Exactly retype the lines from the top of the data through the line containing "const zeroOffset = -(459", leaving out every picture.
##############################
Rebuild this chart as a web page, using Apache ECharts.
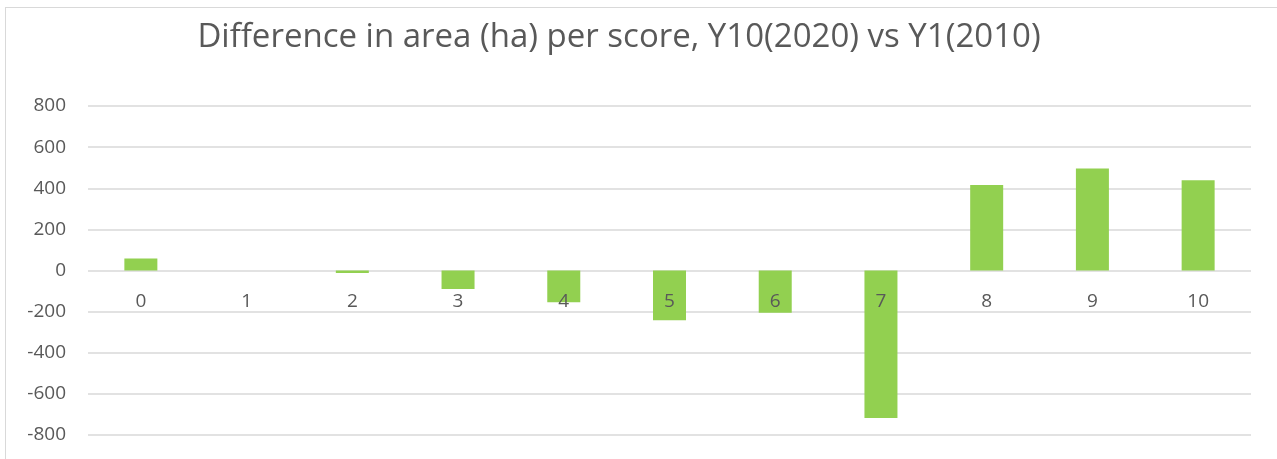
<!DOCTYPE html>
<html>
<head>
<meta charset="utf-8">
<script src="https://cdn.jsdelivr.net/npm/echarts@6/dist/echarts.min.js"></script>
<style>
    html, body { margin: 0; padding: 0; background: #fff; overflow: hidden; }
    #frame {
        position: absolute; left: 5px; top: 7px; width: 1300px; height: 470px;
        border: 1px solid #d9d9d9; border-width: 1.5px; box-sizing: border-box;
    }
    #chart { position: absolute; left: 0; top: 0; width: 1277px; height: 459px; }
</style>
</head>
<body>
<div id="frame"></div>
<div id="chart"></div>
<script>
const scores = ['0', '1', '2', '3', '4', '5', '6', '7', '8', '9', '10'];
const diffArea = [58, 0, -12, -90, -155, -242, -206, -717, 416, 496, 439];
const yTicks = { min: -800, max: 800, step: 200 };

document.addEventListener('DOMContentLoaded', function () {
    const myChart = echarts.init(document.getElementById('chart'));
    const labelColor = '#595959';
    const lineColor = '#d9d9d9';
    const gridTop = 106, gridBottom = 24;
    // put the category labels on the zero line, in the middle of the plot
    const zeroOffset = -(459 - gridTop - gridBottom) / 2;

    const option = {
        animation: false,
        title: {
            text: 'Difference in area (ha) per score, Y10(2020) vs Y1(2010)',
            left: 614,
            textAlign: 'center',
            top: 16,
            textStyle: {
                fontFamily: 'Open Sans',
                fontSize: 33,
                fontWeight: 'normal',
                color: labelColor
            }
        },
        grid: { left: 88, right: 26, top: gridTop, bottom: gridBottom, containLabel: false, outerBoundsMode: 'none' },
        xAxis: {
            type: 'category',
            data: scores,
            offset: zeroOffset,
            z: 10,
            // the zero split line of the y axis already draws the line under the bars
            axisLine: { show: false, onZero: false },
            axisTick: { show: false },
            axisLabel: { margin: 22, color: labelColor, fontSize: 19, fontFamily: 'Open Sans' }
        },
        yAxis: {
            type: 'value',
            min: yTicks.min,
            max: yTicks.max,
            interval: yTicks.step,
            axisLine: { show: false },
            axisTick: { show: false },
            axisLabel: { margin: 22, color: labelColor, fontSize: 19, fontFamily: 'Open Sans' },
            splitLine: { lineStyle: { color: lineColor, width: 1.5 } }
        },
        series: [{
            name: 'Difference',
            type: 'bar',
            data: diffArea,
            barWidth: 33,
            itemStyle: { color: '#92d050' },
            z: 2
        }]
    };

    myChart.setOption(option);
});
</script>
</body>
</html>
##############################
# [Correct output]
Rebuild this chart as a web page, using Apache ECharts.
<!DOCTYPE html>
<html>
<head>
<meta charset="utf-8">
<script src="https://cdn.jsdelivr.net/npm/echarts@6/dist/echarts.min.js"></script>
<style>
    html, body { margin: 0; padding: 0; background: #fff; overflow: hidden; }
    #frame {
        position: absolute; left: 5px; top: 7px; width: 1300px; height: 470px;
        border: 1px solid #d9d9d9; border-width: 1.5px; box-sizing: border-box;
    }
    #chart { position: absolute; left: 0; top: 0; width: 1277px; height: 459px; }
</style>
</head>
<body>
<div id="frame"></div>
<div id="chart"></div>
<script>
const scores = ['0', '1', '2', '3', '4', '5', '6', '7', '8', '9', '10'];
const diffArea = [58, 0, -12, -90, -155, -242, -206, -717, 416, 496, 439];
const yTicks = { min: -800, max: 800, step: 200 };

document.addEventListener('DOMContentLoaded', function () {
    const myChart = echarts.init(document.getElementById('chart'));
    const labelColor = '#595959';
    const lineColor = '#d9d9d9';
    const gridTop = 106, gridBottom = 24;
    // put the category labels on the zero line, in the middle of the plot
    const zeroOffset = -(459 - gridTop - gridBottom) / 2;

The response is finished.